The novelist Georgios Tertsetis from Zakynthos: Georgios Tertsetis (1800-1874) was a famous Greek poet and novelist of the 19th century. He was born in Zakynthos but studied law in Bologna and Italian Philology and Latin in Padova afterward. Soon he became interested in Italian literature and the European Enlightenment. When the Greek Revolution broke out in 1821, Tertsetis returned to Zakynthos fired up with a patriotic fever and took part in some battles in the Peloponnese.
As he was under great financial difficulties, he worked as a tutor to the Botsaris family in Patras. He was able to find some work in Nafplion where he was given the post of History Professor at the Military Academy. In 1833, Tertsetis was appointed a magistrate. He is mostly known in Greece as one of the two judges who refused to succumb to government pressure and condemn two of the greatest heroes of the Greek War of Independence - Theodoros Kolokotronis and Dimitrios Plapoutas - to death, a brave act that led to his exile.

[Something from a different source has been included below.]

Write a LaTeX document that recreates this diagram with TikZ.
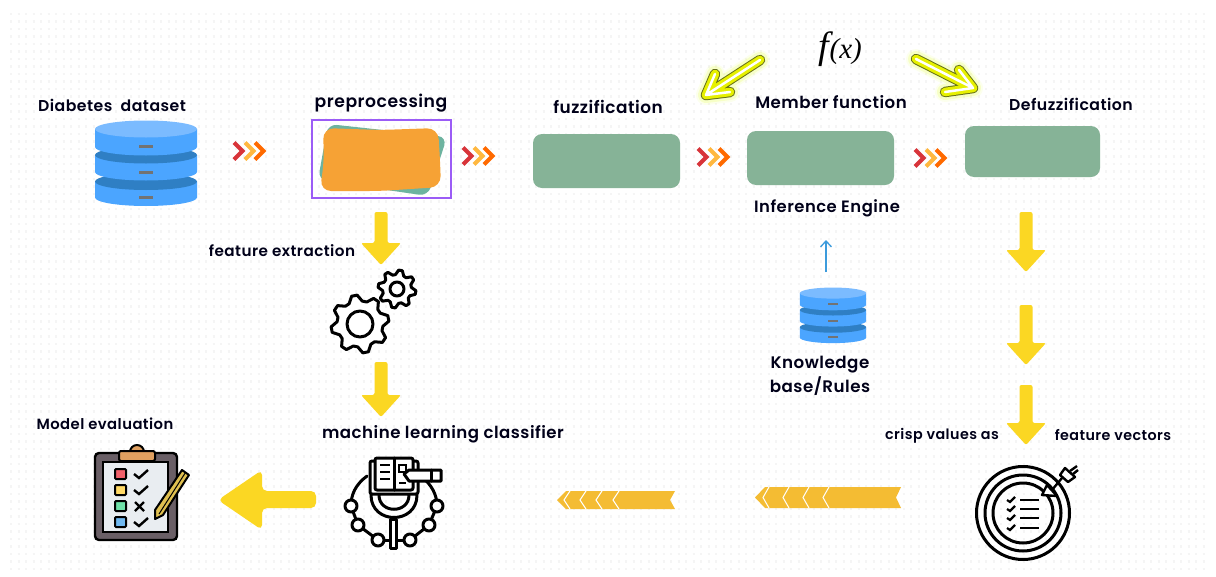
\documentclass[tikz,border=0pt]{standalone}
\usepackage{fontspec}
\usetikzlibrary{arrows.meta}
\setmainfont{Poppins}[BoldFont=Poppins SemiBold,LetterSpace=3]
\newfontfamily\fxfont{Liberation Serif}
\definecolor{boxgreen}{HTML}{86B397}
\definecolor{dbbody}{HTML}{4BA5FF}
\definecolor{dbtop}{HTML}{7BBBFF}
\definecolor{dbdark}{HTML}{2F7FC4}
\definecolor{goldarrow}{HTML}{FBD723}
\definecolor{ribbon}{HTML}{F4BC33}
\definecolor{neonglow}{HTML}{EEFF70}
\definecolor{neonedge}{HTML}{66701A}
\definecolor{neonfill}{HTML}{E6F000}
\definecolor{blobteal}{HTML}{6DB3A0}
\definecolor{bloborange}{HTML}{F6A235}
\definecolor{framepurple}{HTML}{9B5CF6}
\definecolor{thinblue}{HTML}{3C9BDC}
\definecolor{chevred}{HTML}{D8343A}
\definecolor{chevyel}{HTML}{FFB840}
\definecolor{chevora}{HTML}{FF6A00}
\definecolor{boardgrey}{HTML}{6A5F66}
\definecolor{boardpaper}{HTML}{E9EDF1}
\definecolor{boardclip}{HTML}{E0A060}
\definecolor{boardpen}{HTML}{E0C050}
\definecolor{sqred}{HTML}{F0606A}
\definecolor{sqyel}{HTML}{FFD966}
\definecolor{sqgrn}{HTML}{6EE0A8}
\definecolor{sqblu}{HTML}{70B8F0}
\tikzset{
 lbl/.style={font=\fontsize{#1}{24}\selectfont\bfseries,text=black!90!blue,inner sep=0pt,align=center},
 greenbox/.style={fill=boxgreen,rounded corners=9pt},
 icon/.style={line width=3pt,line join=round,line cap=round},
}
% three small chevrons
\newcommand{\chevs}[2]{
\foreach \dx/\col in {0/chevred,11/chevyel,21/chevora}{
 \draw[\col,line width=4pt] (#1+\dx+2,#2-8.5) -- (#1+\dx+10.5,#2) -- (#1+\dx+2,#2+8.5);
}}
% solid yellow arrow pointing down
\newcommand{\yarrow}[3]{
\fill[goldarrow,rounded corners=2pt] (#1-6.5,#2) -- (#1+6.5,#2) -- (#1+6.5,#3-22) -- (#1+20,#3-22)
 -- (#1,#3) -- (#1-20,#3-22) -- (#1-6.5,#3-22) -- cycle;
}
% glowing arrow: tail, tip, barb, barb
\newcommand{\neonarrow}[4]{
\foreach \wid/\col/\op in {20/neonglow/.12,16/neonglow/.3,10.5/neonedge/1,8.5/neonfill/1,2.5/white/1}{
 \draw[line width=\wid pt,line cap=round,line join=round,draw=\col,opacity=\op] #1 -- #2 #3 -- #2 -- #4;
}}
% database, drawn round its own middle
\newcommand{\dbstack}[3]{
\begin{scope}[shift={(#1,#2)},scale=#3]
\foreach \ytop/\ybot/\col in {18/34/dbdark,-8.5/8.5/dbdark,-34.5/-16.5/dbtop}{
 \fill[dbbody] (-51,\ytop) -- (-51,\ybot) arc[start angle=180,end angle=360,x radius=51,y radius=-8.5] -- (51,\ytop) -- cycle;
 \fill[\col] (0,\ytop) ellipse[x radius=51,y radius=8.5];
}
\foreach \ym in {-17.5,8.5,33.5}{
 \fill[black!55] (-7,\ym-1.5) rectangle (7,\ym+1.5);
}
\end{scope}
}
% ribbon running to the left: left tip, body start, right end, top, bottom, cut positions
\newcommand{\ribbonbar}[6]{
\fill[ribbon] (#1,{(#4+#5)/2}) -- (#2,#4) -- (#3,#4) -- (#3-5,{(#4+#5)/2}) -- (#3,#5) -- (#2,#5) -- cycle;
\foreach \cx in {#6}{
 \draw[white,line width=1pt] (\cx+6,#4) -- (\cx,{(#4+#5)/2}) -- (\cx+6,#5);
}}
% toothed wheel
\newcommand{\gearwheel}[5]{
\draw[icon,fill=white] plot[domain=5.625:365.625,samples=33] ({#1+(mod(\x,45)<22.5?#3:#4)*cos(\x+#5)},{#2+(mod(\x,45)<22.5?#3:#4)*sin(\x+#5)}) -- cycle;
}
\begin{document}
\begin{tikzpicture}[x=1pt,y=-1pt]
\useasboundingbox (0,0) rectangle (1216,576);
\fill[white] (0,0) rectangle (1216,576);
% dotted paper
\foreach \yy in {14,21.5,...,570}{
 \draw[black!4,line width=2.4pt,dash pattern=on 2.4pt off 5.1pt] (10,\yy) -- (1208,\yy);
}

% top row
\dbstack{146}{163.5}{1}
\node[lbl=15.7] (dataset) at (112,105) {Diabetes\ \ dataset};
\chevs{232}{151}
\node[lbl=17.2] (prep) at (381,103) {preprocessing};
\fill[blobteal,rounded corners=9pt] (328,124) -- (447,137) -- (428,196) -- (318,180) -- cycle;
\fill[bloborange,rounded corners=11pt] (323,128) -- (380,130) -- (438,128) -- (440,160) -- (441,187) -- (380,191) -- (320,191) -- (324,160) -- cycle;
\draw[framepurple,line width=2pt] (312,120) rectangle (451,198);
\chevs{461}{156}
\node[lbl=16.9] (fuzz) at (608,107) {fuzzification};
\fill[greenbox] (533,134) rectangle (680,188);
\chevs{696}{157}
\node[lbl=16.6] (member) at (831,102) {Member function};
\fill[greenbox] (747,131) rectangle (894,185);
\chevs{913}{158}
\node[lbl=15.7] (defuzz) at (1071,104) {Defuzzification};
\fill[greenbox] (965,126) rectangle (1100,177);
\node (fx) at (840,49) {\fxfont\itshape\fontsize{38}{38}\selectfont f\kern1pt\fontsize{29}{29}\selectfont(x)};
\neonarrow{(760,60)}{(706,95)}{(715,74)}{(730,92)}
\neonarrow{(916,59)}{(973,88)}{(959,70)}{(945,92)}

% inference part
\node[lbl=16.4] (infer) at (827,208) {Inference Engine};
\coordinate (kbtop) at (826,272);
\coordinate (kbend) at (826,240);
\draw[-{Straight Barb[length=6pt,width=11pt]},draw=thinblue,line width=1.3pt] (kbtop) -- (kbend);
\dbstack{833}{315.5}{.65}
\node[lbl=16.7] (kb) at (820,376) {Knowledge\\base/Rules};

% left column
\yarrow{381}{212}{265}
\node[lbl=15.2] (feat) at (282,251) {feature extraction};
\gearwheel{360}{324}{23}{29}{0}
\draw[icon] (360,324) circle (13);
\gearwheel{397}{289}{14.5}{19}{22}
\draw[icon] (397,289) circle (7);
\yarrow{381}{362}{417}
\node[lbl=16.6] (clf) at (443,434) {machine learning classifier};

% classifier icon
\draw[icon] (367,476) .. controls (355,485) and (351,495) .. (351,506);
\draw[icon] (421,476) .. controls (432,485) and (437,495) .. (437,506);
\draw[icon] (351,506) -- (358,525) -- (378,540);
\draw[icon] (437,506) -- (429,525) -- (410,540);
\draw[icon] (378,540) -- (410,540);
\foreach \nx/\ny in {351/506,358/525,378/540,410/540,429/525,437/506}{
 \draw[icon,fill=white] (\nx,\ny) circle (6);
}
\draw[icon] (371,495) .. controls (371,525) and (417,525) .. (417,495);
\draw[icon] (379,495) .. controls (379,514) and (409,514) .. (409,495);
\draw[icon,fill=white] (390.5,519) rectangle (396.5,548);
\draw[icon,fill=white,rounded corners=2pt] (370,461) rectangle (418,494);
\draw[icon,fill=white,rounded corners=2pt] (375,458) rectangle (413,490);
\draw[icon] (394,458) -- (394,490);
\foreach \yy in {465,472,479}{
 \draw[line width=2.4pt] (380,\yy) -- (390,\yy);
}
\draw[line width=2.2pt] (399,465) rectangle (406,472);
\draw[line width=2.2pt] (399,483) -- (406,483);
\draw[icon,fill=white] (404,474) -- (409,470) -- (441,470) -- (441,481) -- (409,481) -- cycle;
\draw[icon] (431,470) -- (431,481);

% big left arrow
\fill[goldarrow,rounded corners=5pt] (316,491) -- (262,491) -- (262,470) -- (218,500) -- (262,530) -- (262,508) -- (316,508) -- cycle;

% clipboard
\node[lbl=14.8] (evalu) at (105,424) {Model evaluation};
\draw[line width=2.4pt,fill=boardgrey,rounded corners=4pt] (95,453) rectangle (177,540);
\fill[boardpaper] (103,462) rectangle (168,532);
\draw[line width=1.6pt] (103,462) rectangle (168,532);
\draw[line width=2pt,fill=boardclip] (137,452) circle (7);
\draw[line width=2pt,fill=boardclip,rounded corners=2pt] (119,451) rectangle (155,461);
\foreach \yy/\sqcol in {474/sqred,490/sqyel,506/sqgrn,522/sqblu}{
 \draw[line width=2pt,fill=\sqcol,rounded corners=1pt] (115,\yy-5) rectangle (126,\yy+5);
}
\foreach \yy in {474,490,522}{
 \draw[line width=2.4pt] (134,\yy) -- (139,\yy+4) -- (148,\yy-4);
}
\draw[line width=2.4pt] (135,502) -- (144,511) (144,502) -- (135,511);
\draw[line width=2pt,fill=boardpen,line join=round] (182,470) -- (189,475) -- (163,515) -- (155,519) -- (155,510) -- cycle;
\draw[line width=1pt] (185.5,472.5) -- (159,514);

% right column
\yarrow{1026}{212}{272}
\yarrow{1026}{305}{365}
\yarrow{1026}{385}{445}
\node[lbl=14.3] (crisp) at (942,436) {crisp values as};
\node[lbl=14.3] (vecs) at (1113,435) {feature vectors};
\foreach \rr in {46.5,38,30}{
 \draw[line width=3pt] (1023,513) circle (\rr);
}
\draw[icon,fill=white,line width=2.4pt] (1042,495) -- (1047,485) -- (1057,496) -- cycle;
\draw[line width=2.4pt] (1052,490) -- (1062,478);
\draw[icon,line width=2.4pt,fill=white] (1065,468) -- (1075,477) -- (1068,482) -- (1060,475) -- cycle;
\draw[line width=2.4pt] (1070,471) -- (1077,466) (1073,474) -- (1078,470);
\foreach \yy in {500,509,518,528}{
 \draw[line width=2.2pt] (1007,\yy) -- (1010,\yy+2) -- (1015,\yy-3);
 \draw[line width=2.2pt] (1020,\yy) -- (1039,\yy);
}

% bottom ribbons
\ribbonbar{557}{566}{675}{491}{509}{564,580,596,613}
\ribbonbar{755}{765}{901}{487}{508}{763,783,803,823}
\end{tikzpicture}
\end{document}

The passion of Georgios Tertsetis was literature. He wrote many verses and in 1833, he published a poem dedicated to King Otto, entitled The Kiss, a poem inspired by the folklore language of the common people. However, his poetry didn't have much popularity and remains unknown. It was his prose that was much appreciated. The most famous work of Tertsetis was The Memoirs of Kolokotronis, a narrative biography of the great hero of the Greek Revolution. Georgios Tertsetis died in Athens in 1874.